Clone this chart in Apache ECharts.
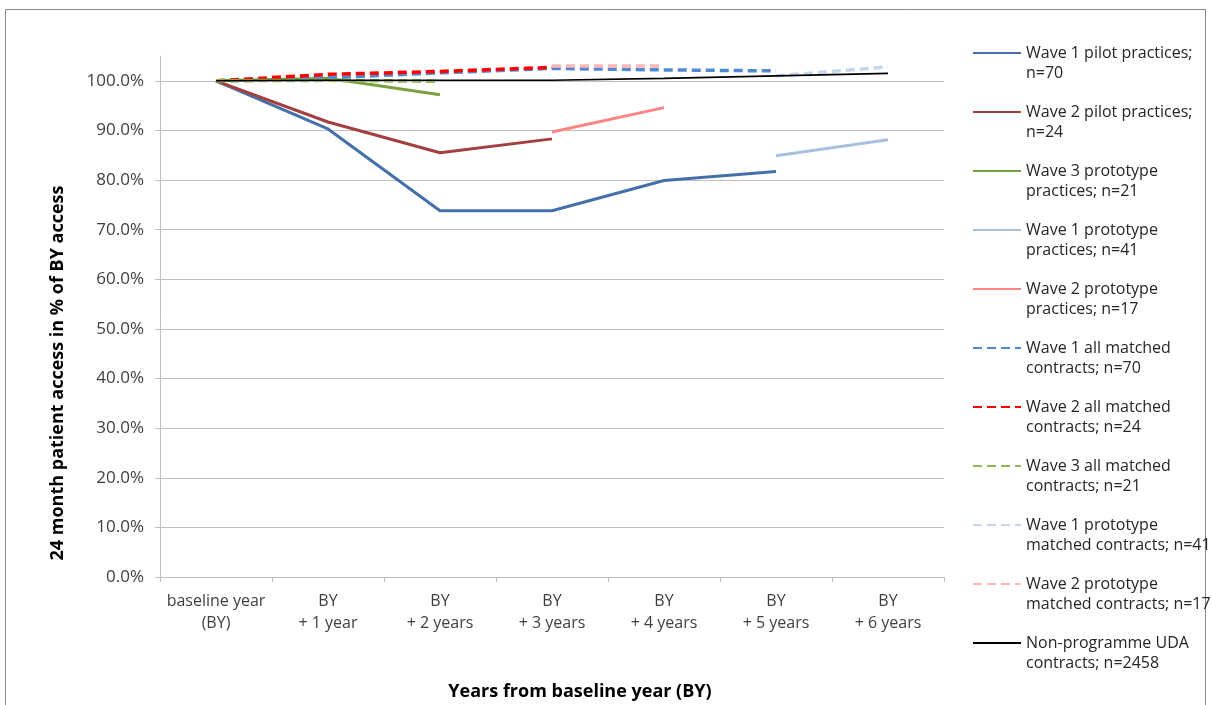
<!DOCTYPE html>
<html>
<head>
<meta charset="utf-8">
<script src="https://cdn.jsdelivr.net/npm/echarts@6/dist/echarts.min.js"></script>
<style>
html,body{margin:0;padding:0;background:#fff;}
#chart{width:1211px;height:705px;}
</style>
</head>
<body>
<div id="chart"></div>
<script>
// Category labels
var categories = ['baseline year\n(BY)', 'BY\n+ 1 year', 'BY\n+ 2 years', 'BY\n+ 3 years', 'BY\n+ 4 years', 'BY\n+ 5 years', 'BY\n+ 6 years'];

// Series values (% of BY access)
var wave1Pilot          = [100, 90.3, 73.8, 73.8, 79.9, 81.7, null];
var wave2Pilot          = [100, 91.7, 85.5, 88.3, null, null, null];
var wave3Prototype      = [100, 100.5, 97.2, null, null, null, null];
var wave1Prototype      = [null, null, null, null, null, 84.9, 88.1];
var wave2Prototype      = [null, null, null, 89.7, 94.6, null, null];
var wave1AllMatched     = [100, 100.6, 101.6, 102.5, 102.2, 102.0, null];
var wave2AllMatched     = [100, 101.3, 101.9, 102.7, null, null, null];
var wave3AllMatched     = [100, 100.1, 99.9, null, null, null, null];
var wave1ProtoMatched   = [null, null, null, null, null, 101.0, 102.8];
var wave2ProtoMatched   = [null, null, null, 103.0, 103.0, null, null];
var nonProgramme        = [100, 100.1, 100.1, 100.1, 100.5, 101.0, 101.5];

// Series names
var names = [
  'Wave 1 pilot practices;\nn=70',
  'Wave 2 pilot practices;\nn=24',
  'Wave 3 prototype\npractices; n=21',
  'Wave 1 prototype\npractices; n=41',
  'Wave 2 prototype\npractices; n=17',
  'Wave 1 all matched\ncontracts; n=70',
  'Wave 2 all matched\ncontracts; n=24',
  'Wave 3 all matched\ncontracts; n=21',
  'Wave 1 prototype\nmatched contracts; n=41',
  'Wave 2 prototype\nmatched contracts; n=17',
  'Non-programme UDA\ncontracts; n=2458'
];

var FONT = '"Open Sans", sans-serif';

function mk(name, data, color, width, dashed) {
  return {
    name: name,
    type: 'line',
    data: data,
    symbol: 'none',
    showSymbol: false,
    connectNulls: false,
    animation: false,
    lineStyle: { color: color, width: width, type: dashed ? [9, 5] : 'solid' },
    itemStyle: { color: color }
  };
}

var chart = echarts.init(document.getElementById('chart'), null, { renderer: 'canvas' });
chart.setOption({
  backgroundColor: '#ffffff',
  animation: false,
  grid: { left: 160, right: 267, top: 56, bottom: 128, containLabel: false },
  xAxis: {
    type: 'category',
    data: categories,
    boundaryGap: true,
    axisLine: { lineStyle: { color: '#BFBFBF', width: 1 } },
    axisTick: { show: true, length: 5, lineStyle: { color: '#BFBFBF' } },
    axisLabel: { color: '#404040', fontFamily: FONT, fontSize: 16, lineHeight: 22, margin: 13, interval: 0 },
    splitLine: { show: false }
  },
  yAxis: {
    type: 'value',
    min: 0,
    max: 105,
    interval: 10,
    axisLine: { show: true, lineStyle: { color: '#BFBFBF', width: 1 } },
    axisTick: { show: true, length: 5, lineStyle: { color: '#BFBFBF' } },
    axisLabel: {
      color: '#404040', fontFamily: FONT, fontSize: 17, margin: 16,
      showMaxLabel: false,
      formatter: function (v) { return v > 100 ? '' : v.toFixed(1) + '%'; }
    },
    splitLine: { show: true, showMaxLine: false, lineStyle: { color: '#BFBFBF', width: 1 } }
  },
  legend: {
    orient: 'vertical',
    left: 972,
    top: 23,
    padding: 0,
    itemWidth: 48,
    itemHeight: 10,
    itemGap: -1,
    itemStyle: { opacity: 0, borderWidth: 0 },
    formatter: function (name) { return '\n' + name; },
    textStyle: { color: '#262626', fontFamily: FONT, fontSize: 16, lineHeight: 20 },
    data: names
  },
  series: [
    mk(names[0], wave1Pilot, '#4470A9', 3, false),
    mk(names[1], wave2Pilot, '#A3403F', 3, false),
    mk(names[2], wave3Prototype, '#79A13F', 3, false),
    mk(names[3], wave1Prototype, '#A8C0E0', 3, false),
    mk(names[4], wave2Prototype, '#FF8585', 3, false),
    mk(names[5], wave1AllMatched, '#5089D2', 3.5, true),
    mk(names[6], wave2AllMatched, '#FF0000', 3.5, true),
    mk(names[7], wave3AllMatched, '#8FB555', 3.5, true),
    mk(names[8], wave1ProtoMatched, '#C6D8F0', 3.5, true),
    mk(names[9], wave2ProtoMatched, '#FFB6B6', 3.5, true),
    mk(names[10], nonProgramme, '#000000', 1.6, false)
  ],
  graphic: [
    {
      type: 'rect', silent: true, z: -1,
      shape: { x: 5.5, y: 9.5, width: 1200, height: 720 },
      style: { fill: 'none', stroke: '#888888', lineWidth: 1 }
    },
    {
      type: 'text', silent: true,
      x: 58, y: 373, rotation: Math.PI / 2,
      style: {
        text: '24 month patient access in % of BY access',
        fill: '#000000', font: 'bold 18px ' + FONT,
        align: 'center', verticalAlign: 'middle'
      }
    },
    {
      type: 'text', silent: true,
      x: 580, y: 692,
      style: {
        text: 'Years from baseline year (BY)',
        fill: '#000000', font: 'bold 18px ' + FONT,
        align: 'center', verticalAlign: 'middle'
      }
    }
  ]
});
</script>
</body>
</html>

■ ■ ■ ■

**Job:** Print out the lines exactly, skipping any picture.

**The response:**
Clone this chart in Apache ECharts.
<!DOCTYPE html>
<html>
<head>
<meta charset="utf-8">
<script src="https://cdn.jsdelivr.net/npm/echarts@6/dist/echarts.min.js"></script>
<style>
html,body{margin:0;padding:0;background:#fff;}
#chart{width:1211px;height:705px;}
</style>
</head>
<body>
<div id="chart"></div>
<script>
// Category labels
var categories = ['baseline year\n(BY)', 'BY\n+ 1 year', 'BY\n+ 2 years', 'BY\n+ 3 years', 'BY\n+ 4 years', 'BY\n+ 5 years', 'BY\n+ 6 years'];

// Series values (% of BY access)
var wave1Pilot          = [100, 90.3, 73.8, 73.8, 79.9, 81.7, null];
var wave2Pilot          = [100, 91.7, 85.5, 88.3, null, null, null];
var wave3Prototype      = [100, 100.5, 97.2, null, null, null, null];
var wave1Prototype      = [null, null, null, null, null, 84.9, 88.1];
var wave2Prototype      = [null, null, null, 89.7, 94.6, null, null];
var wave1AllMatched     = [100, 100.6, 101.6, 102.5, 102.2, 102.0, null];
var wave2AllMatched     = [100, 101.3, 101.9, 102.7, null, null, null];
var wave3AllMatched     = [100, 100.1, 99.9, null, null, null, null];
var wave1ProtoMatched   = [null, null, null, null, null, 101.0, 102.8];
var wave2ProtoMatched   = [null, null, null, 103.0, 103.0, null, null];
var nonProgramme        = [100, 100.1, 100.1, 100.1, 100.5, 101.0, 101.5];

// Series names
var names = [
  'Wave 1 pilot practices;\nn=70',
  'Wave 2 pilot practices;\nn=24',
  'Wave 3 prototype\npractices; n=21',
  'Wave 1 prototype\npractices; n=41',
  'Wave 2 prototype\npractices; n=17',
  'Wave 1 all matched\ncontracts; n=70',
  'Wave 2 all matched\ncontracts; n=24',
  'Wave 3 all matched\ncontracts; n=21',
  'Wave 1 prototype\nmatched contracts; n=41',
  'Wave 2 prototype\nmatched contracts; n=17',
  'Non-programme UDA\ncontracts; n=2458'
];

var FONT = '"Open Sans", sans-serif';

function mk(name, data, color, width, dashed) {
  return {
    name: name,
    type: 'line',
    data: data,
    symbol: 'none',
    showSymbol: false,
    connectNulls: false,
    animation: false,
    lineStyle: { color: color, width: width, type: dashed ? [9, 5] : 'solid' },
    itemStyle: { color: color }
  };
}

var chart = echarts.init(document.getElementById('chart'), null, { renderer: 'canvas' });
chart.setOption({
  backgroundColor: '#ffffff',
  animation: false,
  grid: { left: 160, right: 267, top: 56, bottom: 128, containLabel: false },
  xAxis: {
    type: 'category',
    data: categories,
    boundaryGap: true,
    axisLine: { lineStyle: { color: '#BFBFBF', width: 1 } },
    axisTick: { show: true, length: 5, lineStyle: { color: '#BFBFBF' } },
    axisLabel: { color: '#404040', fontFamily: FONT, fontSize: 16, lineHeight: 22, margin: 13, interval: 0 },
    splitLine: { show: false }
  },
  yAxis: {
    type: 'value',
    min: 0,
    max: 105,
    interval: 10,
    axisLine: { show: true, lineStyle: { color: '#BFBFBF', width: 1 } },
    axisTick: { show: true, length: 5, lineStyle: { color: '#BFBFBF' } },
    axisLabel: {
      color: '#404040', fontFamily: FONT, fontSize: 17, margin: 16,
      showMaxLabel: false,
      formatter: function (v) { return v > 100 ? '' : v.toFixed(1) + '%'; }
    },
    splitLine: { show: true, showMaxLine: false, lineStyle: { color: '#BFBFBF', width: 1 } }
  },
  legend: {
    orient: 'vertical',
    left: 972,
    top: 23,
    padding: 0,
    itemWidth: 48,
    itemHeight: 10,
    itemGap: -1,
    itemStyle: { opacity: 0, borderWidth: 0 },
    formatter: function (name) { return '\n' + name; },
    textStyle: { color: '#262626', fontFamily: FONT, fontSize: 16, lineHeight: 20 },
    data: names
  },
  series: [
    mk(names[0], wave1Pilot, '#4470A9', 3, false),
    mk(names[1], wave2Pilot, '#A3403F', 3, false),
    mk(names[2], wave3Prototype, '#79A13F', 3, false),
    mk(names[3], wave1Prototype, '#A8C0E0', 3, false),
    mk(names[4], wave2Prototype, '#FF8585', 3, false),
    mk(names[5], wave1AllMatched, '#5089D2', 3.5, true),
    mk(names[6], wave2AllMatched, '#FF0000', 3.5, true),
    mk(names[7], wave3AllMatched, '#8FB555', 3.5, true),
    mk(names[8], wave1ProtoMatched, '#C6D8F0', 3.5, true),
    mk(names[9], wave2ProtoMatched, '#FFB6B6', 3.5, true),
    mk(names[10], nonProgramme, '#000000', 1.6, false)
  ],
  graphic: [
    {
      type: 'rect', silent: true, z: -1,
      shape: { x: 5.5, y: 9.5, width: 1200, height: 720 },
      style: { fill: 'none', stroke: '#888888', lineWidth: 1 }
    },
    {
      type: 'text', silent: true,
      x: 58, y: 373, rotation: Math.PI / 2,
      style: {
        text: '24 month patient access in % of BY access',
        fill: '#000000', font: 'bold 18px ' + FONT,
        align: 'center', verticalAlign: 'middle'
      }
    },
    {
      type: 'text', silent: true,
      x: 580, y: 692,
      style: {
        text: 'Years from baseline year (BY)',
        fill: '#000000', font: 'bold 18px ' + FONT,
        align: 'center', verticalAlign: 'middle'
      }
    }
  ]
});
</script>
</body>
</html>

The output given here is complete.